Artillery shells explode about and unseen danger lurks at every corner is the thrilling atmosphere in Sam Mendes’s first war drama 1917 which is an experience unlike any other war movie to date.  

The movie starts with the young Lance Corporals Schofield (George Mackay) and Blake (Dean-Charles Chapman) napping in the serene French countryside. They are rudely awoken for a mission from General Erinmore to deliver a message that would stop the attack of 1600 soldiers heading into a German trap. And just like that they start their journey running into the Hell that is war. 

Schofield’s personality is a hardened soldier who has seen the savagery of war, and Blake’s being a wide eyed rookie. The two contrasting personalities of the soldiers bring a really cool element to their friendship that works wonders. There are big chunks of the movie where it is just these two characters talking and walking or not talking at all, and the actors really deliver. The audience genuinely gets to know the characters and their motivations that do not feel forced at all. 

Director Sam Mendes, known for his work with the James Bond franchise, decided to do what he did with the opening of Spectre (2015) for the entirety of 1917. Mendes, with the help of cinematographer Roger Deacons, decided to present the film as a single shot, which means there are no visible cuts. Instead the camera follows the two main characters through their First World War odyssey like a third person witnessing the madness they descend into.   

Rather than being a gimmick that distracts from the story, it acts as a way to engross you in the devastating reality of this historical event. When a catastrophe happens to the characters you jump out of your seat and feel the tension they feel, unlike other war movies.

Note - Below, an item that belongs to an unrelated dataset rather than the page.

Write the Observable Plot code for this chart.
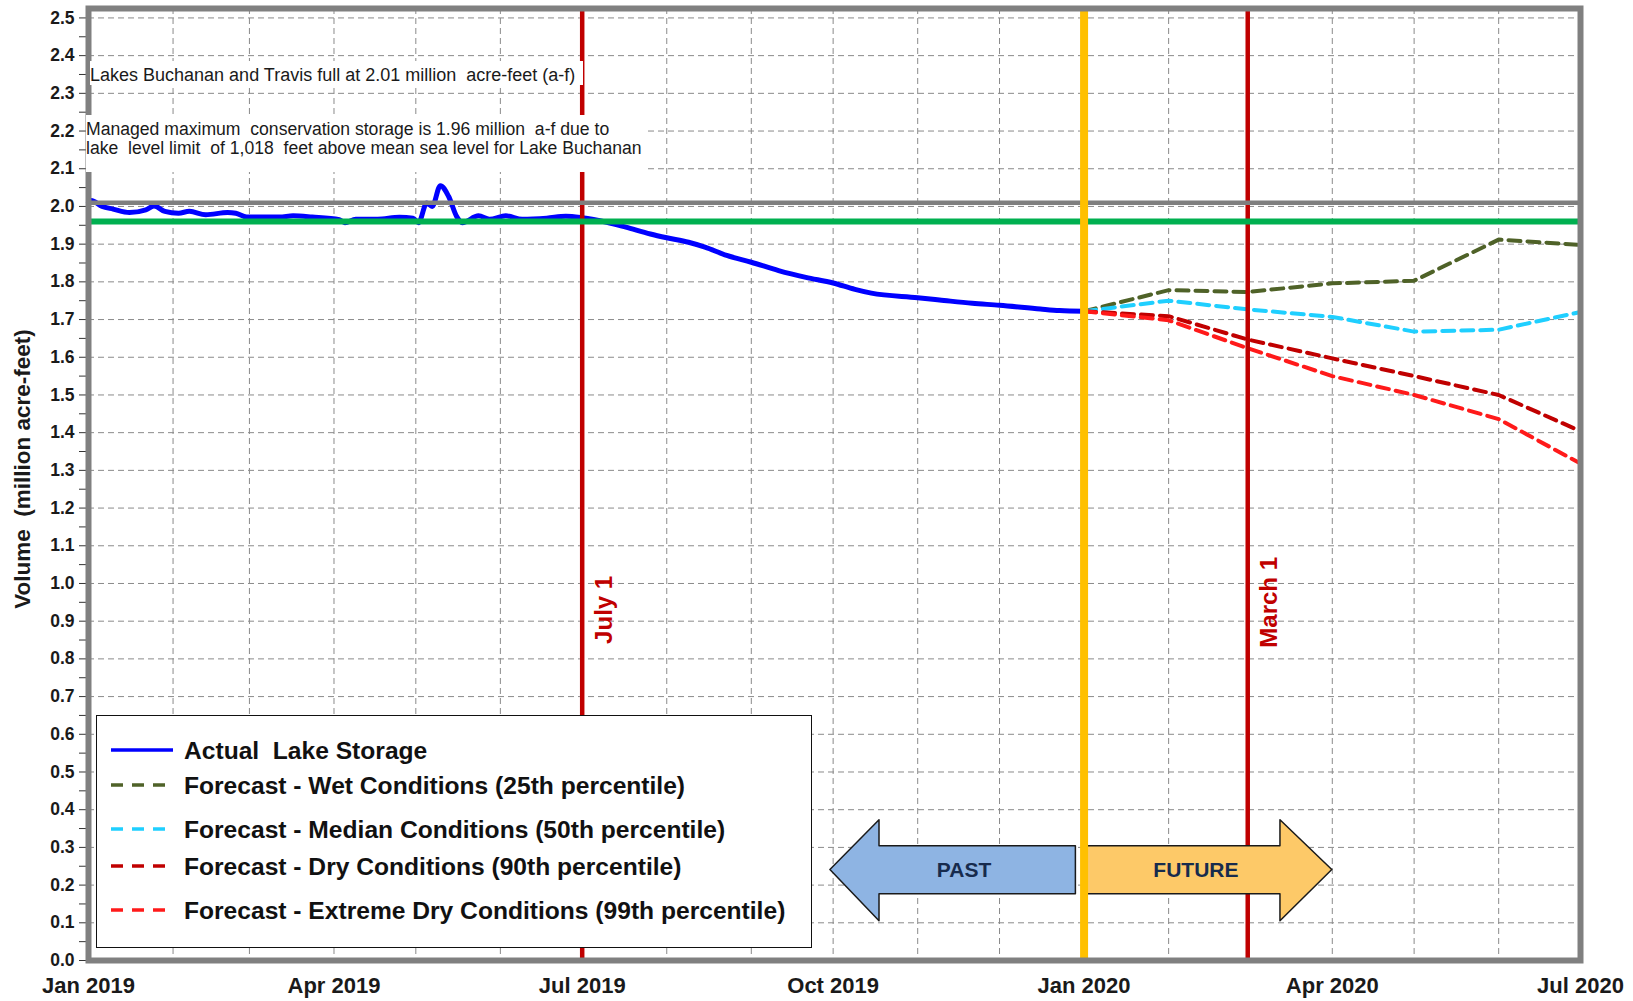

The score by composer Thomas Newman seems to add to the tension being reminiscent of Dunkirk (2017) as Newman did work on that score as well. 

A World War I movie with detail and thought like this is something not often seen, compared to the amount of World War II movies that are produced. The horridness of the western front of the first World War and its colossal trench rats, aerial warfare is something not often featured in modern war movies. Along this journey they come across unique detailed settings such as the somber British trenches full of bloody, dirty somber soldiers and the desolate crater filled landscape that is no man’s land. 

1917 does a great job of showing r this often forgotten conflict, and the people who served and gave their lives. The movie ends on this note, as in the end credits it is dedicated to the director’s grandfather, Lance Corporal Alfred H. Mendes, whose stories provided inspiration for 1917.